You’ve been able to really take your career up a notch every single year. You are at the top of your game now — top awards, a household name, playing for stadiums filled with thousands of people. What in your mind is the next level?

Wow, that’s a good question. I have achieved a lot. I still have goals, though. The next level to me would be keep growing my fan base like I’ve been doing. Believe me, we’re experiencing things now that we didn’t even know was possible. But we’re still having fun, and I want to still have fun doing this. There’s still a lot of great songs to write, and there’s still a lot to record and a lot of people’s lives to touch, and that’s the most important thing. That’s the most fun thing for me is to see how a great song can change a life and touch a life and see it in their faces at the concerts. … Whether we’re playing a stadium or whatever we’re doing, I just want to enjoy it.
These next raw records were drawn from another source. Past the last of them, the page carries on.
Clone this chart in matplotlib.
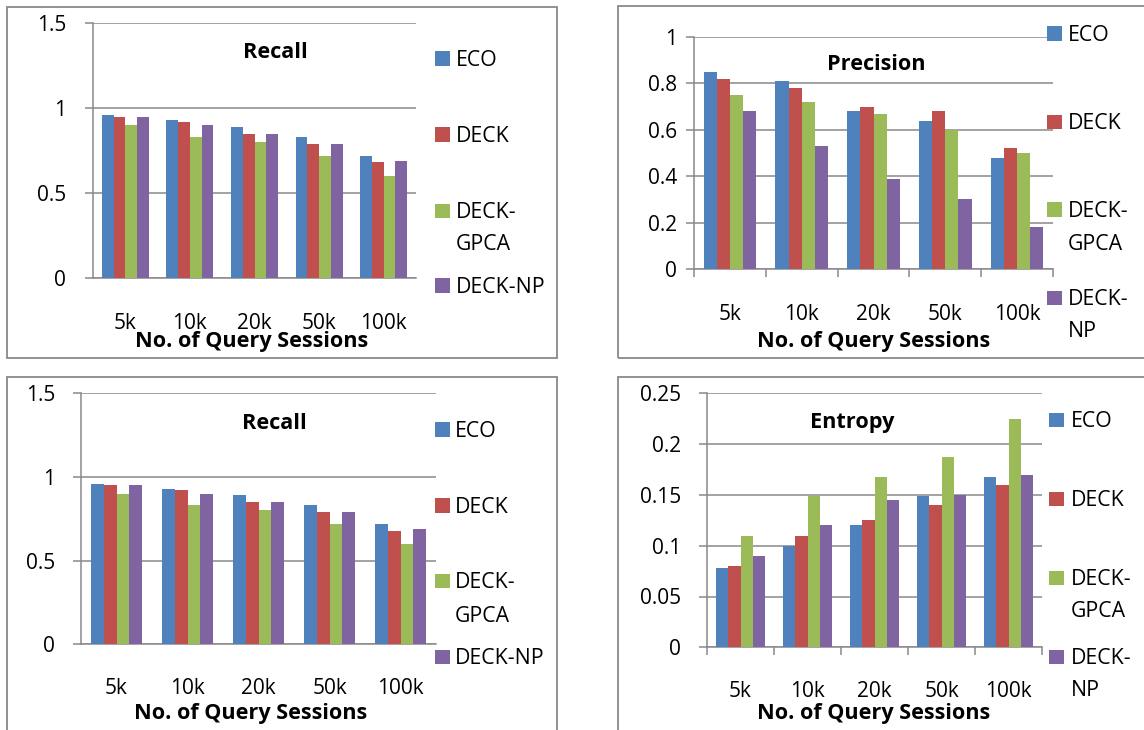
import matplotlib
matplotlib.use('Agg')
import matplotlib.pyplot as plt
from matplotlib.patches import Rectangle
from matplotlib.transforms import blended_transform_factory
import numpy as np

W, H = 1144, 730
plt.rcParams['font.family'] = ['Open Sans', 'DejaVu Sans']

categories = ['5k', '10k', '20k', '50k', '100k']
series = ['ECO', 'DECK', 'DECK-GPCA', 'DECK-NP']
colors = ['#4F81BD', '#C0504D', '#9BBB59', '#8064A2']

recall_eco = [0.96, 0.93, 0.89, 0.83, 0.72]
recall_deck = [0.95, 0.92, 0.85, 0.79, 0.68]
recall_gpca = [0.90, 0.83, 0.80, 0.72, 0.60]
recall_np = [0.95, 0.90, 0.85, 0.79, 0.69]

precision_eco = [0.85, 0.81, 0.68, 0.64, 0.48]
precision_deck = [0.82, 0.78, 0.70, 0.68, 0.52]
precision_gpca = [0.75, 0.72, 0.67, 0.60, 0.50]
precision_np = [0.68, 0.53, 0.39, 0.30, 0.18]

entropy_eco = [0.078, 0.10, 0.12, 0.149, 0.168]
entropy_deck = [0.08, 0.11, 0.125, 0.14, 0.16]
entropy_gpca = [0.11, 0.149, 0.168, 0.187, 0.225]
entropy_np = [0.09, 0.12, 0.145, 0.15, 0.17]

recall_ticks = [0, 0.5, 1, 1.5]
recall_ticklabels = ['0', '0.5', '1', '1.5']
precision_ticks = [0, 0.2, 0.4, 0.6, 0.8, 1.0]
precision_ticklabels = ['0', '0.2', '0.4', '0.6', '0.8', '1']
entropy_ticks = [0, 0.05, 0.1, 0.15, 0.2, 0.25]
entropy_ticklabels = ['0', '0.05', '0.1', '0.15', '0.2', '0.25']

xlabel_text = 'No. of Query Sessions'
GRAY = '#898989'

panels = [
    dict(title='Recall', data=[recall_eco, recall_deck, recall_gpca, recall_np],
         ticks=recall_ticks, ticklabels=recall_ticklabels,
         box=(7, 7, 557, 358), ax=(93, 416, 23, 278), ypad=13.7, xticks=False,
         xlab_base=329, title_pos=(275, 58.3), xlabel_pos=(252, 347),
         leg_x=(435, 456), leg=[(['ECO'], 66), (['DECK'], 141.7),
                                (['DECK-', 'GPCA'], 218.3, 250), (['DECK-NP'], 292.7)]),
    dict(title='Precision', data=[precision_eco, precision_deck, precision_gpca, precision_np],
         ticks=precision_ticks, ticklabels=precision_ticklabels,
         box=(618, 6, 1160, 358), ax=(694, 1053, 37, 269), ypad=6.5, xticks=True,
         xlab_base=320, title_pos=(876.5, 70), xlabel_pos=(873.5, 347),
         leg_x=(1047, 1068), leg=[(['ECO'], 40.7), (['DECK'], 129.3),
                                  (['DECK-', 'GPCA'], 216.7, 250), (['DECK-', 'NP'], 305, 336.7)]),
    dict(title='Recall', data=[recall_eco, recall_deck, recall_gpca, recall_np],
         ticks=recall_ticks, ticklabels=recall_ticklabels,
         box=(7, 377, 557, 745), ax=(81, 436, 393.3, 644.3), ypad=13, xticks=False,
         xlab_base=694, title_pos=(274.5, 429.3), xlabel_pos=(250.5, 718.5),
         leg_x=(435, 455), leg=[(['ECO'], 436.7), (['DECK'], 512.7),
                                (['DECK-', 'GPCA'], 588.3, 621.7), (['DECK-NP'], 664.3)]),
    dict(title='Entropy', data=[entropy_eco, entropy_deck, entropy_gpca, entropy_np],
         ticks=entropy_ticks, ticklabels=entropy_ticklabels,
         box=(618, 377, 1160, 745), ax=(707, 1042, 393.3, 647.3), ypad=13, xticks=True,
         xlab_base=697, title_pos=(852.5, 428.3), xlabel_pos=(874, 718.5),
         leg_x=(1049, 1071), leg=[(['ECO'], 427.3), (['DECK'], 506),
                                  (['DECK-', 'GPCA'], 585, 617.3), (['DECK-', 'NP'], 664, 695.7)]),
]

fig = plt.figure(figsize=(W / 100, H / 100), dpi=100)


def fx(x):
    return x / W


def fy(y):
    return 1 - y / H


TICK_FS = 15
LEG_FS = 15.3
BOLD_FS = 15.6
SQ = 14.5

x = np.arange(len(categories))
group = 0.73
bw = group / len(series)

for p in panels:
    bx0, by0, bx1, by1 = p['box']
    fig.add_artist(Rectangle((fx(bx0), fy(by1)), fx(bx1 - bx0), (by1 - by0) / H,
                             transform=fig.transFigure, fill=False,
                             edgecolor=GRAY, linewidth=1.3))
    l, r, t, b = p['ax']
    ax = fig.add_axes([fx(l), fy(b), fx(r - l), (b - t) / H])
    for j, vals in enumerate(p['data']):
        ax.bar(x + (j - 1.5) * bw, vals, width=bw, color=colors[j], zorder=3)
    ax.set_xlim(-0.5, len(categories) - 0.5)
    ax.set_ylim(p['ticks'][0], p['ticks'][-1])
    ax.set_yticks(p['ticks'])
    ax.set_yticklabels(p['ticklabels'], fontsize=TICK_FS)
    ax.yaxis.grid(True, color=GRAY, linewidth=1.1, zorder=0)
    ax.set_axisbelow(True)
    for s in ['top', 'right']:
        ax.spines[s].set_visible(False)
    for s in ['left', 'bottom']:
        ax.spines[s].set_color(GRAY)
        ax.spines[s].set_linewidth(1.1)
    ax.tick_params(axis='y', length=5.5, width=1.1, color=GRAY, pad=p['ypad'])
    if p['xticks']:
        ax.set_xticks(np.arange(len(categories) + 1) - 0.5)
        ax.set_xticklabels([])
        ax.tick_params(axis='x', length=5.8, width=1.1, color=GRAY)
    else:
        ax.set_xticks([])
    tr = blended_transform_factory(ax.transData, fig.transFigure)
    for i, c in enumerate(categories):
        ax.text(x[i], fy(p['xlab_base']), c, transform=tr, ha='center',
                va='baseline', fontsize=TICK_FS)
    fig.text(fx(p['title_pos'][0]), fy(p['title_pos'][1]), p['title'],
             ha='center', va='baseline', fontsize=BOLD_FS, fontweight='bold')
    fig.text(fx(p['xlabel_pos'][0]), fy(p['xlabel_pos'][1]), xlabel_text,
             ha='center', va='baseline', fontsize=BOLD_FS, fontweight='bold')
    sqx, tx = p['leg_x']
    for j, entry in enumerate(p['leg']):
        lines = entry[0]
        bases = entry[1:]
        base0 = bases[0]
        fig.add_artist(Rectangle((fx(sqx), fy(base0)), fx(SQ), SQ / H,
                                 transform=fig.transFigure, facecolor=colors[j],
                                 edgecolor='none'))
        for ln, bs in zip(lines, bases):
            fig.text(fx(tx), fy(bs), ln, ha='left', va='baseline', fontsize=LEG_FS)

fig.savefig('out.png', dpi=100)
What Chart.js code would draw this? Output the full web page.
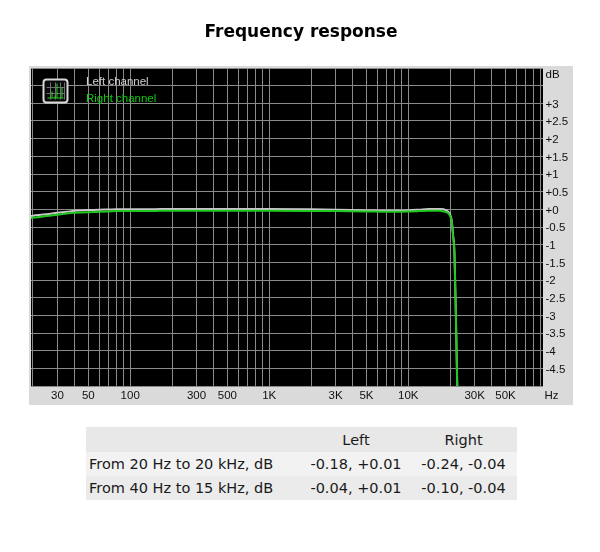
<!DOCTYPE html>
<html>
<head>
<meta charset="utf-8">
<script src="https://cdn.jsdelivr.net/npm/chart.js@4.4.1/dist/chart.umd.min.js"></script>
<style>
  html, body { margin: 0; padding: 0; background: #fff; }
  #wrap { position: relative; width: 600px; height: 552px; overflow: hidden; }
  #c { position: absolute; left: 0; top: 0; }
  #title { position: absolute; left: 0; top: 21px; width: 602px; text-align: center;
           font: bold 17px "DejaVu Sans", Verdana, sans-serif; color: #000; line-height: 20px; }
  #tbl { position: absolute; left: 86px; top: 427px; width: 431px; border-collapse: collapse;
         font: 14.5px "DejaVu Sans", Verdana, sans-serif; color: #1a1a1a; }
  #tbl td { padding: 0; white-space: nowrap; }
  #tbl tr.h { background: #e8e8e8; height: 25px; }
  #tbl tr.r1 { background: #f2f2f2; height: 24px; }
  #tbl tr.r2 { background: #ebebeb; height: 24px; }
  #tbl td.c { text-align: center; }
  #tbl td.l { padding-left: 3px; }
</style>
</head>
<body>
<div id="wrap">
  <canvas id="c" width="600" height="552"></canvas>
  <div id="title">Frequency response</div>
  <table id="tbl"></table>
</div>
<script>
// ---- data ----
const freqHz = [19, 20, 25, 30, 35, 40, 50, 60, 70, 80,
                100, 150, 200, 300, 500, 1000, 2000, 3000, 5000, 7000,
                10000, 12000, 14000, 16000, 17000, 18000, 18500, 19000, 19500, 20000,
                20500, 21000, 21500, 22000, 22500, 23000];
const leftDb = [-0.19, -0.18, -0.14, -0.10, -0.07, -0.04, -0.02, -0.01, -0.005, 0,
                0, 0.005, 0.01, 0.01, 0.01, 0.01, 0.0, -0.01, -0.03, -0.04,
                -0.03, -0.01, 0.01, 0.01, 0.01, 0.0, -0.02, -0.04, -0.08, -0.15,
                -0.30, -0.72, -1.25, -3.0, -4.95, -7.0];
const rightDb = [-0.25, -0.24, -0.19, -0.15, -0.12, -0.10, -0.08, -0.07, -0.06, -0.05,
                 -0.05, -0.045, -0.04, -0.04, -0.04, -0.04, -0.045, -0.05, -0.06, -0.07,
                 -0.06, -0.05, -0.04, -0.04, -0.04, -0.06, -0.07, -0.09, -0.12, -0.19,
                 -0.33, -0.75, -1.3, -3.05, -5.0, -7.05];
const seriesNames = ['Left channel', 'Right channel'];
const xGridHz = [20, 30, 40, 50, 60, 70, 80, 90,
                 100, 200, 300, 400, 500, 600, 700, 800, 900,
                 1000, 2000, 3000, 4000, 5000, 6000, 7000, 8000, 9000,
                 10000, 20000, 30000, 40000, 50000, 60000, 70000, 80000, 90000];
const xTickHz = [30, 50, 100, 300, 500, 1000, 3000, 5000, 10000, 30000, 50000];
const xTickLabels = ['30', '50', '100', '300', '500', '1K', '3K', '5K', '10K', '30K', '50K'];
const yTickDb = [3, 2.5, 2, 1.5, 1, 0.5, 0, -0.5, -1, -1.5, -2, -2.5, -3, -3.5, -4, -4.5];
const yTickLabels = ['+3', '+2.5', '+2', '+1.5', '+1', '+0.5', '+0', '-0.5', '-1', '-1.5', '-2', '-2.5', '-3', '-3.5', '-4', '-4.5'];
const tableHeader = ['', 'Left', 'Right'];
const tableRows = [
  ['From 20 Hz to 20 kHz, dB', '-0.18, +0.01', '-0.24, -0.04'],
  ['From 40 Hz to 15 kHz, dB', '-0.04, +0.01', '-0.10, -0.04']
];

// ---- table ----
(function () {
  const t = document.getElementById('tbl');
  let html = '<colgroup><col style="width:216px"><col style="width:108px"><col style="width:107px"></colgroup>';
  html += '<tr class="h">' + tableHeader.map((h, i) => '<td class="' + (i ? 'c' : 'l') + '">' + h + '</td>').join('') + '</tr>';
  tableRows.forEach((r, k) => {
    html += '<tr class="' + (k % 2 ? 'r2' : 'r1') + '">' + r.map((v, i) => '<td class="' + (i ? 'c' : 'l') + '">' + v + '</td>').join('') + '</tr>';
  });
  t.innerHTML = html;
})();

const LEFT_COLOR = '#c8c8c8';
const RIGHT_COLOR = '#1ec81e';
const GRID_COLOR = '#8a8a8a';
const LABEL_FONT = '11.5px "Liberation Sans", Arial, sans-serif';

const framePlugin = {
  id: 'frame',
  beforeDraw(chart) {
    const ctx = chart.ctx, a = chart.chartArea;
    ctx.save();
    ctx.fillStyle = '#dadada';
    ctx.fillRect(29, 66, 544, 339);
    ctx.fillStyle = '#000';
    ctx.fillRect(a.left, a.top, a.right - a.left, a.bottom - a.top);
    ctx.restore();
  },
  afterDraw(chart) {
    const ctx = chart.ctx, a = chart.chartArea;
    const xs = chart.scales.x, ys = chart.scales.y;
    ctx.save();
    // axis labels
    ctx.font = LABEL_FONT;
    ctx.fillStyle = '#111';
    ctx.textBaseline = 'middle';
    ctx.textAlign = 'left';
    yTickDb.forEach((v, i) => ctx.fillText(yTickLabels[i], a.right + 2.5, ys.getPixelForValue(v) + 1));
    ctx.fillText('dB', a.right + 2.5, a.top + 6.5);
    ctx.textAlign = 'center';
    xTickHz.forEach((f, i) => ctx.fillText(xTickLabels[i], xs.getPixelForValue(f), a.bottom + 9.5));
    ctx.fillText('Hz', 551.5, a.bottom + 9.5);

    // legend icon
    const ix = 43.5, iy = 79.5, iw = 24, ih = 23;
    ctx.fillStyle = '#0a0a0a';
    ctx.beginPath();
    ctx.roundRect(ix, iy, iw, ih, 3);
    ctx.fill();
    ctx.strokeStyle = '#707070';
    ctx.lineWidth = 1;
    ctx.beginPath();
    [ix + 6, ix + 11, ix + 16, ix + 20].forEach(x => { ctx.moveTo(Math.round(x) + 0.5, iy + 3); ctx.lineTo(Math.round(x) + 0.5, iy + ih - 3); });
    [iy + 7, iy + 13].forEach(y => { ctx.moveTo(ix + 3, Math.round(y) + 0.5); ctx.lineTo(ix + iw - 3, Math.round(y) + 0.5); });
    ctx.stroke();
    ctx.strokeStyle = '#22d022';
    ctx.beginPath();
    ctx.moveTo(ix + 4, iy + ih - 4.5); ctx.lineTo(ix + iw - 4, iy + ih - 4.5);
    ctx.moveTo(ix + 8.5, iy + ih - 4.5); ctx.lineTo(ix + 8.5, iy + 12);
    ctx.moveTo(ix + 13.5, iy + ih - 4.5); ctx.lineTo(ix + 13.5, iy + 4);
    ctx.moveTo(ix + 18.5, iy + ih - 4.5); ctx.lineTo(ix + 18.5, iy + 8);
    ctx.moveTo(ix + 11.5, iy + ih - 4.5); ctx.lineTo(ix + 11.5, iy + 16);
    ctx.stroke();
    ctx.strokeStyle = '#d8d8d8';
    ctx.lineWidth = 2;
    ctx.beginPath();
    ctx.roundRect(ix, iy, iw, ih, 3);
    ctx.stroke();

    // legend text from datasets
    ctx.font = LABEL_FONT;
    ctx.textAlign = 'left';
    ctx.textBaseline = 'middle';
    chart.data.datasets.forEach((ds, i) => {
      ctx.fillStyle = ds.legendColor;
      ctx.fillText(ds.label, 86, 81.5 + i * 17.5);
    });
    ctx.restore();
  }
};

const ctxEl = document.getElementById('c');
new Chart(ctxEl, {
  type: 'line',
  data: {
    datasets: [
      {
        label: seriesNames[0],
        data: freqHz.map((f, i) => ({ x: f, y: leftDb[i] })),
        borderColor: LEFT_COLOR,
        legendColor: '#cfcfcf',
        borderWidth: 2,
        pointRadius: 0,
        cubicInterpolationMode: 'monotone',
        order: 2,
        clip: 0
      },
      {
        label: seriesNames[1],
        data: freqHz.map((f, i) => ({ x: f, y: rightDb[i] })),
        borderColor: RIGHT_COLOR,
        legendColor: '#10c810',
        borderWidth: 2,
        pointRadius: 0,
        cubicInterpolationMode: 'monotone',
        order: 1,
        clip: 0
      }
    ]
  },
  options: {
    responsive: false,
    animation: false,
    events: [],
    layout: { padding: { left: 31, top: 68, right: 57, bottom: 166 } },
    plugins: { legend: { display: false }, tooltip: { enabled: false }, title: { display: false } },
    scales: {
      x: {
        type: 'logarithmic',
        min: 19.35,
        max: 93100,
        afterBuildTicks: s => { s.ticks = xGridHz.map(v => ({ value: v })); },
        afterFit: s => { s.height = 0; },
        ticks: { display: false, autoSkip: false },
        grid: { color: GRID_COLOR, lineWidth: 1, drawTicks: false },
        border: { display: false }
      },
      y: {
        type: 'linear',
        min: -5,
        max: 4,
        afterFit: s => { s.width = 0; },
        ticks: { display: false, stepSize: 0.5 },
        grid: { color: GRID_COLOR, lineWidth: 1, drawTicks: false },
        border: { display: false }
      }
    }
  },
  plugins: [framePlugin]
});
</script>
</body>
</html>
You talk about how you want your songs to affect people. I want to ask how your songs affect you. Lyrically, even if it’s something you’ve sung thousands of times, surely as your life changes, those lyrics must take on new meanings sometime.

They do. And especially with this new record, these are songs that I know that I’m going to be singing for the rest of my life. A lot of songs on this current record that I know are going to be a part of our show for a while. … But even before I record it, I have to feel it. I have to know it. I have to know that somebody knows it, or I can’t sell it at all.

But there are several songs out there that touch me still and that mean a lot to me still. Especially songs that I wrote myself that I’m singing live onstage, because it takes me to why I wrote it and where I wrote it and the person that I wrote it about and the emotion that I was feeling when I wrote it. It can get fairly emotional sometimes.